Europeans hit back against overtourism

Last summer, record numbers of tourists visited Europe’s top attractions. Now, many residents have had enough.

6/20/25 7:07AM

On Sunday, a string of planned overtourism protests took place across some of Europe’s most beloved tourist destinations — with locals in popular southern European cities and islands rallying against the swaths of summer travelers that descend on their neighborhoods.

As reported by The New York Times, residents in Barcelona sprayed tourists with water guns; protestors in Lisbon carried an effigy of the city’s patron saint to the planned site of a new hotel; people in Genoa rolled suitcases through the streets in what they called a noisy stroll.” One day later, staff at the Louvre, which sees ~20,000 people visit just the room where the Mona Lisa is kept every single day, went on an impromptu strike against overcrowding.

DEL-EU-GE

The protesters might have a point.

Indeed, Europe recorded ~747 million international tourist arrivals in 2024, per the UN, while data from Eurostat shows that last year was the biggest tourism summer on record for the EU, with August alone recording 494 million tourism nights, up 16% from the same month a decade prior.
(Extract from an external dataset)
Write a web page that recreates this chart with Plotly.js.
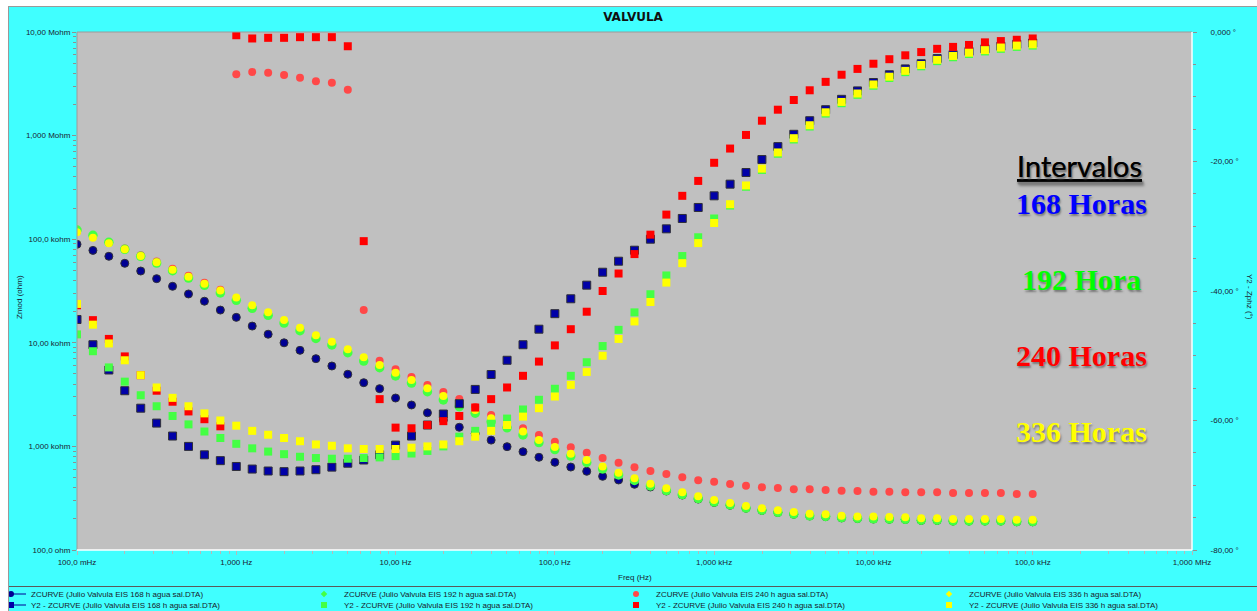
<!DOCTYPE html>
<html><head><meta charset="utf-8">
<script src="https://cdn.plot.ly/plotly-3.0.1.min.js"></script>
<style>
html,body{margin:0;padding:0;background:#ffffff;width:1257px;height:611px;overflow:hidden}
#frame{position:absolute;left:8px;top:6px;border-left:1px solid #9a9a9a;border-top:1px solid #9a9a9a;}
#chart{width:1248px;height:604px;}
</style></head><body>
<div id="frame"><div id="chart"></div></div>
<script>
// ---------------- data ----------------
const freq = [0.1,0.1259,0.1585,0.1995,0.2512,0.3162,0.3981,0.5012,0.631,0.7943,
  1,1.259,1.585,1.995,2.512,3.162,3.981,5.012,6.31,7.943,
  10,12.59,15.85,19.95,25.12,31.62,39.81,50.12,63.1,79.43,
  100,125.9,158.5,199.5,251.2,316.2,398.1,501.2,631,794.3,
  1000,1259,1585,1995,2512,3162,3981,5012,6310,7943,
  10000,12590,15850,19950,25120,31620,39810,50120,63100,79430,100000];

const zmod168 = [89300,78000,68400,58500,49300,41600,35100,29600,25200,20700,
  17600,14500,12100,10000,8460,7030,5970,4970,4120,3610,
  2930,2510,2110,1800,1530,1330,1150,994,889,785,
  702,632,575,514,474,431,406,371,339,310,
  288,270,253,241,230,221,213,210,204,201,
  199,198,197,193,193,190,190,190,190,187,187];
const zmod192 = [122700,109100,93400,79800,68400,58900,49700,42200,35900,30300,
  25700,21500,18400,15500,13100,11000,9520,8020,6670,5750,
  4790,4090,3370,2810,2420,2090,1730,1510,1290,1090,
  933,807,700,605,530,469,415,375,343,314,
  290,272,254,242,231,222,214,211,205,202,
  200,199,198,194,194,191,191,191,191,188,188];
const zmod240 = [118500,105500,93000,81500,70000,61000,51800,44500,38000,32500,
  3910000,4110000,4050000,3840000,3620000,3340000,3240000,2770000,20700,6720,
  5550,4680,3920,3350,2870,2400,2010,1720,1500,1290,
  1110,980,869,773,696,629,578,542,503,471,
  456,434,418,403,397,385,385,379,373,371,
  365,365,360,360,360,355,355,355,355,347,347];
const zmod336 = [116600,103400,91300,79800,68800,59800,50800,43500,37200,31900,
  27300,23000,19700,16600,14000,11800,10250,8650,7240,6110,
  5150,4380,3640,3060,2620,2250,1870,1610,1390,1150,
  988,851,740,638,558,492,437,394,361,330,
  304,284,266,253,242,233,224,221,214,211,
  210,208,207,202,202,199,199,199,199,196,196];

const zphz168 = [-44.4,-48.3,-52.2,-55.4,-58.1,-60.4,-62.4,-64.0,-65.3,-66.2,
  -67.1,-67.5,-67.8,-67.9,-67.8,-67.6,-67.2,-66.6,-66.1,-65.3,
  -63.8,-62.4,-60.7,-59.0,-57.4,-55.2,-52.9,-50.7,-48.3,-45.9,
  -43.5,-41.2,-39.1,-37.1,-35.4,-33.7,-32.0,-30.4,-28.8,-27.1,
  -25.3,-23.5,-21.7,-19.7,-17.7,-15.8,-13.7,-12.0,-10.4,-9.1,
  -7.8,-6.6,-5.7,-4.9,-4.1,-3.5,-3.0,-2.6,-2.2,-1.9,-1.7];
const zphz192 = [-46.7,-49.3,-51.8,-54.0,-56.1,-57.8,-59.3,-60.6,-61.7,-62.7,
  -63.6,-64.3,-64.8,-65.2,-65.6,-65.8,-65.9,-65.9,-65.8,-65.7,
  -65.5,-65.1,-64.7,-64.0,-62.5,-61.6,-60.5,-59.7,-58.3,-56.8,
  -55.1,-53.1,-51.0,-48.5,-46.0,-43.3,-40.5,-37.6,-34.6,-31.7,
  -28.8,-26.8,-23.9,-21.3,-18.8,-16.6,-14.6,-12.6,-11.0,-9.7,
  -8.3,-7.1,-6.2,-5.3,-4.5,-3.9,-3.4,-3.0,-2.6,-2.3,-2.1];
const zphz240 = [-42.2,-44.5,-47.4,-50.1,-53.0,-55.4,-57.1,-58.6,-59.8,-60.9,
  -0.5,-1.0,-0.9,-0.9,-0.8,-0.8,-0.8,-2.2,-32.3,-56.7,
  -61.1,-61.2,-60.7,-60.1,-59.3,-58.0,-56.7,-54.9,-53.1,-50.9,
  -48.4,-45.9,-43.2,-40.0,-37.3,-34.3,-31.3,-28.2,-25.3,-23.0,
  -20.2,-18.0,-15.9,-13.7,-12.0,-10.5,-9.0,-7.7,-6.6,-5.7,
  -4.9,-4.2,-3.6,-3.1,-2.6,-2.3,-2.0,-1.6,-1.4,-1.2,-1.0];
const zphz336 = [-42.0,-45.2,-48.1,-50.7,-53.0,-54.9,-56.5,-57.8,-58.9,-60.0,
  -60.8,-61.6,-62.2,-62.7,-63.2,-63.7,-63.9,-64.3,-64.4,-64.4,
  -64.4,-64.2,-64.0,-63.7,-63.2,-62.5,-61.6,-60.7,-59.4,-58.1,
  -56.3,-54.5,-52.5,-50.0,-47.4,-44.7,-41.7,-38.7,-35.7,-32.6,
  -29.5,-26.6,-23.7,-21.1,-18.6,-16.4,-14.4,-12.4,-10.8,-9.5,
  -8.1,-6.9,-6.0,-5.1,-4.3,-3.7,-3.2,-2.8,-2.4,-2.1,-1.9];

const xTickVals = [0.1,1,10,100,1000,10000,100000,1000000];
const xTickText = ['100,0 mHz','1,000 Hz','10,00 Hz','100,0 Hz','1,000 kHz','10,00 kHz','100,0 kHz','1,000 MHz'];
const yTickVals = [100,1000,10000,100000,1000000,10000000];
const yTickText = ['100,0 ohm','1,000 kohm','10,00 kohm','100,0 kohm','1,000 Mohm','10,00 Mohm'];
const y2TickVals = [0,-20,-40,-60,-80];
const y2TickText = ['0,000 °','-20,00 °','-40,00 °','-60,00 °','-80,00 °'];

const names = ['168','192','240','336'];
const intervalLabels = ['168 Horas','192 Hora','240 Horas','336 Horas'];

// ---------------- geometry helpers (absolute page pixels -> paper) ----------------
const L=77, T=32, R=1192, B=550, OX=9, OY=7, W=1248, H=604;
const px = x => (x-L)/(R-L);
const py = y => (B-y)/(B-T);

// minor ticks
const xMinor=[]; for(let d=-1; d<6; d++){ for(let m=2;m<10;m++){ xMinor.push(m*Math.pow(10,d)); } }
const yMinor=[]; for(let d=2; d<7; d++){ for(let m=2;m<10;m++){ yMinor.push(m*Math.pow(10,d)); } }

const cols = {
  '168': {dot:'#000094', sq:'#0000A8', edge:'#303038', leg:'circle'},
  '192': {dot:'#44FF44', sq:'#44FF44', leg:'diamond'},
  '240': {dot:'#FF4848', sq:'#FF0000', leg:'circle'},
  '336': {dot:'#FFFF00', sq:'#FFFF00', leg:'diamond'}
};
const zmods = {'168':zmod168,'192':zmod192,'240':zmod240,'336':zmod336};
const zphzs = {'168':zphz168,'192':zphz192,'240':zphz240,'336':zphz336};
const legendIdx = {'168':0,'192':1,'240':2,'336':3};

function legName(k){ return k===0 ? 'legend' : 'legend'+(k+1); }

const traces = [];
const drawOrder = ['168','240','192','336'];
drawOrder.forEach(n=>{
  const c = cols[n];
  const blue = (n==='168');
  traces.push({
    type:'scatter', mode:'markers', x:freq, y:zmods[n], yaxis:'y',
    name:'ZCURVE (Julio Valvula EIS '+n+' h agua sal.DTA)', showlegend:false,
    marker:{symbol:'circle', size: n==='192'?9.5:8, color:c.dot,
      line:{width: blue?1:0, color: blue?c.edge:c.dot}},
    hoverinfo:'skip'
  });
});
drawOrder.forEach(n=>{
  const c = cols[n];
  const blue = (n==='168');
  traces.push({
    type:'scatter', mode:'markers', x:freq, y:zphzs[n], yaxis:'y2',
    name:'Y2 - ZCURVE (Julio Valvula EIS '+n+' h agua sal.DTA)', showlegend:false,
    marker:{symbol:'square', size:8, color:c.sq,
      line:{width: blue?1:0, color: blue?c.edge:c.sq}},
    hoverinfo:'skip'
  });
});
// legend swatches (small, as in the instrument software's footer)
names.forEach(n=>{
  const c = cols[n];
  const blue = (n==='168');
  traces.push({type:'scatter', mode: blue?'lines+markers':'markers', x:[null], y:[null], yaxis:'y',
    name:'ZCURVE (Julio Valvula EIS '+n+' h agua sal.DTA)', legend:legName(legendIdx[n]),
    line:{color:c.dot, width:1}, marker:{symbol:c.leg, size: (c.leg==='circle')?6:5, color:c.dot}});
});
names.forEach(n=>{
  const c = cols[n];
  const blue = (n==='168');
  traces.push({type:'scatter', mode: blue?'lines+markers':'markers', x:[null], y:[null], yaxis:'y2',
    name:'Y2 - ZCURVE (Julio Valvula EIS '+n+' h agua sal.DTA)', legend:legName(4+legendIdx[n]),
    line:{color:c.dot, width:1}, marker:{symbol:'square', size:6, color:c.sq}});
});

const serif = 'Liberation Serif, Times New Roman, serif';
const shadow = '1px 2px 2px #7a7a7a';
function ann(text, x, y, font, extra){
  return Object.assign({text:text, xref:'paper', yref:'paper', x:px(x), y:py(y),
    xanchor:'center', yanchor:'middle', showarrow:false, font:font}, extra||{});
}
const layout = {
  width:W, height:H,
  margin:{l:L-OX, r:W-(R-OX), t:T-OY, b:H-(B-OY), pad:0, autoexpand:false},
  paper_bgcolor:'#40FFFF', plot_bgcolor:'#C0C0C0',
  font:{family:'Liberation Sans, Arial, sans-serif', size:8, color:'#1a2230'},
  title:{text:'<b>VALVULA</b>', font:{family:'DejaVu Sans, sans-serif', size:12, color:'#101010'},
    x:0.5, xref:'container', xanchor:'center', y:1-(17-OY)/H, yref:'container', yanchor:'middle', automargin:false},
  xaxis:{type:'log', range:[-1,6], tickmode:'array', tickvals:xTickVals, ticktext:xTickText, automargin:false,
    ticks:'outside', ticklen:4, tickcolor:'#b8b8b8', showgrid:false, zeroline:false, showline:false,
    minor:{tickvals:xMinor, ticks:'outside', ticklen:3, tickcolor:'#b8b8b8', showgrid:false}},
  yaxis:{type:'log', range:[2,7], tickmode:'array', tickvals:yTickVals, ticktext:yTickText, automargin:false,
    ticks:'outside', ticklen:4, tickcolor:'#909090', showgrid:false, zeroline:false, showline:false,
    minor:{tickvals:yMinor, ticks:'outside', ticklen:3, tickcolor:'#909090', showgrid:false}},
  yaxis2:{overlaying:'y', side:'right', range:[-80,0], tickmode:'array', tickvals:y2TickVals, ticktext:y2TickText,
    automargin:false, ticks:'outside', ticklen:4, tickcolor:'#909090', showgrid:false, zeroline:false, showline:false,
    ticklabelstandoff:12,
    minor:{dtick:5, ticks:'outside', ticklen:3, tickcolor:'#909090', showgrid:false}},
  shapes:[
    {type:'line', xref:'paper', yref:'paper', x0:0, x1:1, y0:1, y1:1, line:{color:'#9a9a9a', width:1}},
    {type:'line', xref:'paper', yref:'paper', x0:0, x1:0, y0:0, y1:1, line:{color:'#9a9a9a', width:1}},
    {type:'line', xref:'paper', yref:'paper', x0:1, x1:1, y0:0, y1:1, line:{color:'#ffffff', width:1.5}},
    {type:'line', xref:'paper', yref:'paper', x0:0, x1:1, y0:0, y1:0, line:{color:'#ffffff', width:1.5}},
    {type:'line', xref:'paper', yref:'paper', x0:px(9), x1:px(1257), y0:py(586.5), y1:py(586.5), line:{color:'#5a5a5a', width:1}}
  ],
  annotations:[
    ann('Zmod (ohm)', 19, 297, {size:8}, {textangle:-90}),
    ann('Y2 - Zphz (°)', 1250, 297, {size:8}, {textangle:90}),
    ann('Freq (Hz)', 635, 577, {size:8}),
    ann('<u>Intervalos</u>', 1079, 165, {family:'Lato, Noto Sans, sans-serif', size:29, color:'#000000', shadow:shadow}),
    ann('<b>'+intervalLabels[0]+'</b>', 1081, 203, {family:serif, size:30, color:'#0000FF', shadow:shadow}),
    ann('<b>'+intervalLabels[1]+'</b>', 1081, 279, {family:serif, size:30, color:'#00FF00', shadow:shadow}),
    ann('<b>'+intervalLabels[2]+'</b>', 1081, 355, {family:serif, size:30, color:'#FF0000', shadow:shadow}),
    ann('<b>'+intervalLabels[3]+'</b>', 1081, 431, {family:serif, size:30, color:'#FFFF00', shadow:shadow})
  ]
};

const colText = [28, 341, 653, 966];
const rowY = [594, 605];
for(let r=0;r<2;r++){
  for(let c=0;c<4;c++){
    const k = r*4+c;
    layout[legName(k)] = {
      x:px(colText[c]-37), xanchor:'left', y:py(rowY[r]), yanchor:'middle',
      bgcolor:'rgba(0,0,0,0)', borderwidth:0, font:{size:8, color:'#1a1a2a'},
      orientation:'v', itemclick:false, itemdoubleclick:false
    };
  }
}

Plotly.newPlot('chart', traces, layout, {displayModeBar:false, staticPlot:true});
</script>
</body></html>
The countries that saw the highest number of nights spent in EU tourist accommodation were Spain (~500 million), Italy (~458 million), and France (~451 million).

European visitors
Sherwood News

In some of the most popular destinations, authorities are taking heed. Daytrippers to Venice now face higher tourism taxes, Greece is limiting visitor numbers to the Acropolis, and Spain continues to clamp down on unlicensed short-term accommodation rentals — much to Airbnb’s chagrin.

But will the protests be enough to deter Europhiles from visiting? Unlikely. Summer travel from the US to Europe is forecast to increase 10% this year.